One of the players is doing a bit where he pretends to recognize a long-lost friend - a bottle by the name of Jack Daniel's. "Try doing a '30s movie," Smyth suggests. "You know - at the train station? 'Jack! Is that you, Jack?'"


Smyth becomes a breathy, lovelorn woman clutching a scarf at her throat and reaching out to the man in her past. In the movie, steam from the locomotive would be rising about her. Himself again, Smyth says, "try it. Just play with it. Go crazy."

Some actors are annoyed by directors who crowd them with examples. One is Deb Smyth, who had her share of run-ins with Bob soon after she joined LP in 1979. "She was one of those actors who comes out of college director-proof," he said. But they worked it out, Bob said, and had a respectful, we're-both-pros relationship before they became friends, and that friendship later led them into marriage.

The two were paired onstage last year in the LP production of Much Ado About Nothing. They played Beatrice and Benedict, two of Shakespeare's most fascinating lovers, who, with brilliant wordplay, perform the mating ritual of sharks, grazing each other with superficial wounds.

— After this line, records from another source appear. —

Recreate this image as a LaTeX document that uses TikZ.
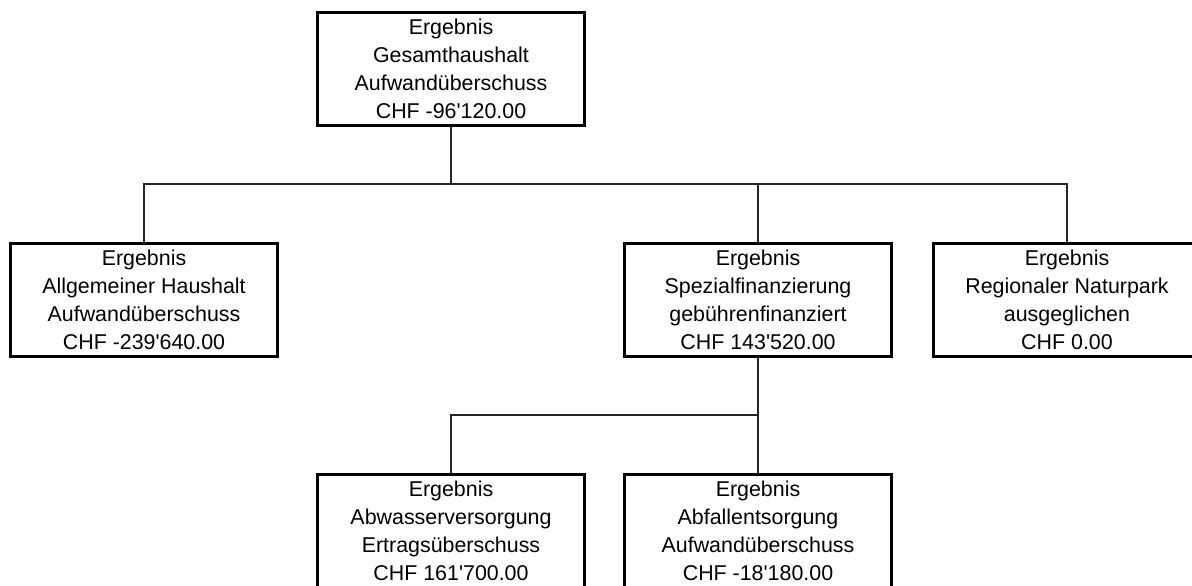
\documentclass[tikz,border=0pt]{standalone}
\usepackage{fontspec}
\setmainfont{Liberation Sans}[Ligatures=TeXOff]
\begin{document}
\begin{tikzpicture}[x=1pt,y=-1pt,
  orgbox/.style={draw=black, line width=3pt, fill=white, minimum width=267pt, minimum height=113pt,
    inner sep=0pt, align=center, font=\fontsize{21.4}{28}\selectfont, text=black},
  conn/.style={draw=black!85, line width=1.4pt}]
\clip (0,0) rectangle (1192,586);
\fill[white] (0,0) rectangle (1192,586);
\node[orgbox] (top) at (451,69) {Ergebnis\\Gesamthaushalt\\Aufwandüberschuss\\CHF -96'120.00};
\node[orgbox] (left) at (144,300) {Ergebnis\\Allgemeiner Haushalt\\Aufwandüberschuss\\CHF -239'640.00};
\node[orgbox] (mid) at (758,300) {Ergebnis\\Spezialfinanzierung\\gebührenfinanziert\\CHF 143'520.00};
\node[orgbox] (right) at (1067,300) {Ergebnis\\Regionaler Naturpark\\ausgeglichen\\CHF 0.00};
\node[orgbox] (bl) at (451,531) {Ergebnis\\Abwasserversorgung\\Ertragsüberschuss\\CHF 161'700.00};
\node[orgbox] (br) at (758,531) {Ergebnis\\Abfallentsorgung\\Aufwandüberschuss\\CHF -18'180.00};
\coordinate (bus1) at (451,184);
\coordinate (bus2) at (758,415);
\draw[conn] (top.south) -- (bus1);
\draw[conn] (left.north) |- (bus1) -| (right.north);
\draw[conn] (mid.north) -- (mid.north |- bus1);
\draw[conn] (mid.south) -- (bus2);
\draw[conn] (bl.north) |- (bus2) -- (br.north);
\end{tikzpicture}
\end{document}
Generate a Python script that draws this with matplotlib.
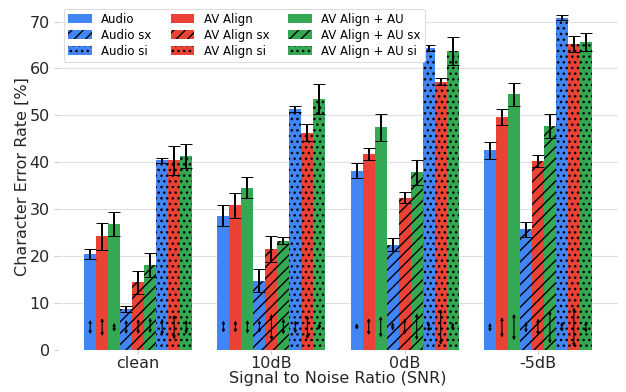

Taking it up a notch, the other two lovers, Hero and Claudio, were played by Smyth's former wife Mary and her present husband Lance Kidd. About ten years ago, Mary and Bob were still married, she fell in love with Lance, then an actor with the company, and moved to Oregon, where Lance eventually joined her. After the Smyths' divorce, the Kidds were married and returned to Coronado.


"It was very, very painful for me and everyone," said Smyth, "but eventually we did work things out where all of us found some real comfort and reconciliation and a sens of forgiveness."

Seeing Smyth on the same stage with Lance and Mary Kidd was a triumph of reconciliation or an outrage, depending on one's perspective.

"Some people came to me and said 'What in the hell are they doing here?'" Smyth said. "A couple said, 'I never thought I'd see those people on your stage again, and here are your season tickets.'"

Smyth added, calmly: "If there is anyone you shouldn't have to explain forgiveness and reconciliation to, it should be people of faith."

"I fell short of the glory, as we say," admitted Mary. "Well, we all did." She said her self-centeredness and immaturity were largely to blame for her feeling unloved by Bob at the time, though she didn't think much, either, of the counsel she received from pastors after she'd taken up with Lance. One told her to find help elsewhere, not in his congregation. As for Smyth, she said, "On the very day the divorce papers came to the door, I thought, 'We can turn this whole thing around. It doesn't have to be this way.' But with Bob - you can't tell a man like that, 'It's me or the theater.' Not someone with his vision."


Sometime after Smyth and Deborah Gilmore married five years ago, the couples met for dinner in La Jolia, toasted each other, and sang "Auld Lang Syne." They met later for breakfast in Coronado, where Smyth broached the subject of their returning to the LP stage. "It's been a healing and a blessing," Kidd said. "Whatever other people may think, it's what we know. Everyone has come out better."

Though the Kidds will probably return soon to Oregon, Mary continues to contribute to the company. She was the musical director for Joseph, which LP finally extended to March 31, the maximum run available at the Lyceum.


Lamb's Players founder Terrell, summarizing the difference between his and Smyth's visions for the company, said, "The job of a Christian is to spread the word and message of Jesus Christ.... Bob's stance is that evangelism is not that important. As long as you can keep a Christian theme going onstage, the message might also come through."